Cloud storage player Box, headed by Aaron Levie, has raised US$150m in venture capital from TPG and Coatue Management, valuing the company at US$2.4bn ahead of an IPO expected later this year.
The company publicly filed for an IPO in March but delayed those plans because of weakening demand for tech stocks.
According to an update to Box’s S-1 SEC filing, the company’s sales rose by 94pc at the end of the last quarter while losses increased by 13pc on last year.
Box reported a US$38.5m loss on revenue of US$45.3m in the quarter ended 30 April.
The US$150m raised will buy Box time in order to pick the right moment to list publicly.
TPG’s growth equity fund TPG Growth recently invested in other high-growth tech start-ups, such as Airbnb and Uber Technologies.
“Our mission is to help organisations be more productive, collaborative and competitive by connecting people and their most important information,” Box co-founder and CEO Aaron Levie said.
“This focus has been instrumental in building a customer base that includes some of the most influential businesses in the world.
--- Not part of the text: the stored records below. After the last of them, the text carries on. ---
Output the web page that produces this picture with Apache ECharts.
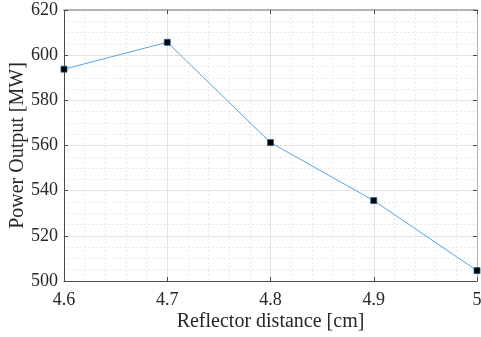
<!DOCTYPE html>
<html>
<head>
<meta charset="utf-8">
<script src="https://cdn.jsdelivr.net/npm/echarts@6/dist/echarts.min.js"></script>
<style>html,body{margin:0;padding:0;background:#fff}#c{width:481px;height:337px}</style>
</head>
<body>
<div id="c"></div>
<script>
var distances = [4.6, 4.7, 4.8, 4.9, 5.0];
var power = [593.8, 605.7, 561.3, 535.6, 504.6];
var xTicks = {min: 4.6, max: 5.0, interval: 0.1};
var yTicks = {min: 500, max: 620, interval: 20};

var font = 'Liberation Serif';
var chart = echarts.init(document.getElementById('c'), null, {renderer: 'canvas'});
var gridLine = {show: true, lineStyle: {color: '#e3e3e3', width: 1}};
var minorLine = {show: true, lineStyle: {color: '#eaeaea', width: 1, type: [2, 2]}};
chart.setOption({
  animation: false,
  grid: {left: 64, right: 4, top: 10, bottom: 56, containLabel: false, outerBoundsMode: 'none'},
  xAxis: [{
    type: 'value', min: xTicks.min, max: xTicks.max, interval: xTicks.interval,
    name: 'Reflector distance [cm]', nameLocation: 'middle', nameGap: 31, nameMoveOverlap: false,
    nameTextStyle: {fontFamily: font, fontSize: 20, color: '#262626'},
    axisLine: {show: true, onZero: false, lineStyle: {color: '#4d4d4d', width: 1}},
    axisTick: {show: true, inside: true, length: 4, lineStyle: {color: '#4d4d4d'}},
    axisLabel: {fontFamily: font, fontSize: 18, color: '#262626', margin: 10,
      formatter: function (v) { return String(+v.toFixed(1)); }},
    splitLine: gridLine,
    minorTick: {show: false, splitNumber: 5},
    minorSplitLine: minorLine
  }, {
    type: 'value', position: 'top', min: xTicks.min, max: xTicks.max, interval: xTicks.interval,
    axisLine: {show: true, onZero: false, lineStyle: {color: '#b3b3b3', width: 2}},
    axisTick: {show: true, inside: true, length: 4, lineStyle: {color: '#4d4d4d'}},
    axisLabel: {show: false}, splitLine: {show: false}
  }],
  yAxis: [{
    type: 'value', min: yTicks.min, max: yTicks.max, interval: yTicks.interval,
    name: 'Power Output [MW]', nameLocation: 'middle', nameGap: 36, nameMoveOverlap: false,
    nameTextStyle: {fontFamily: font, fontSize: 20, color: '#262626'},
    axisLine: {show: true, onZero: false, lineStyle: {color: '#4d4d4d', width: 1}},
    axisTick: {show: true, inside: true, length: 4, lineStyle: {color: '#4d4d4d'}},
    axisLabel: {fontFamily: font, fontSize: 18, color: '#262626', margin: 6},
    splitLine: gridLine,
    minorTick: {show: false, splitNumber: 4},
    minorSplitLine: minorLine
  }, {
    type: 'value', position: 'right', min: yTicks.min, max: yTicks.max, interval: yTicks.interval,
    axisLine: {show: true, onZero: false, lineStyle: {color: '#b3b3b3', width: 1}},
    axisTick: {show: true, inside: true, length: 4, lineStyle: {color: '#4d4d4d'}},
    axisLabel: {show: false}, splitLine: {show: false}
  }],
  series: [{
    type: 'line',
    data: distances.map(function (d, i) { return [d, power[i]]; }),
    symbol: 'rect', symbolSize: 6,
    itemStyle: {color: '#000', borderColor: '#1f5f8f', borderWidth: 0.8},
    lineStyle: {color: '#5aa3dc', width: 1},
    clip: false
  }]
});
</script>
</body>
</html>
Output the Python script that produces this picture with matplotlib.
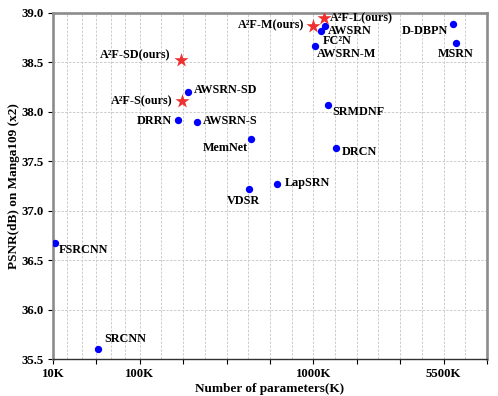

We’re excited to work with TPG Growth and Coatue as we continue to aggressively invest in our customers, technology, and future growth.”
Box today has more than 27m individual users at more than 240,000 businesses globally, including 99pc of the Fortune 500 companies. Its customers include Chevron, Safeway, Pearson, Nationwide Insurance, and General Electric.
Box has also been positioned as a leader in Gartner’s first-ever ‘Magic Quadrant for Enterprise File Synchronization and Sharing (EFSS)’. Box has been evaluated among 19 vendors in the market on 15 criteria. Box is the only cloud-based provider among the four leaders.
Bryan Taylor at TPG said TPG has a long history in investing in cutting-edge technology companies, and Box is no exception.
“Box has established a strong leadership position in the transition to the cloud, and we are confident that the company can continue to scale.”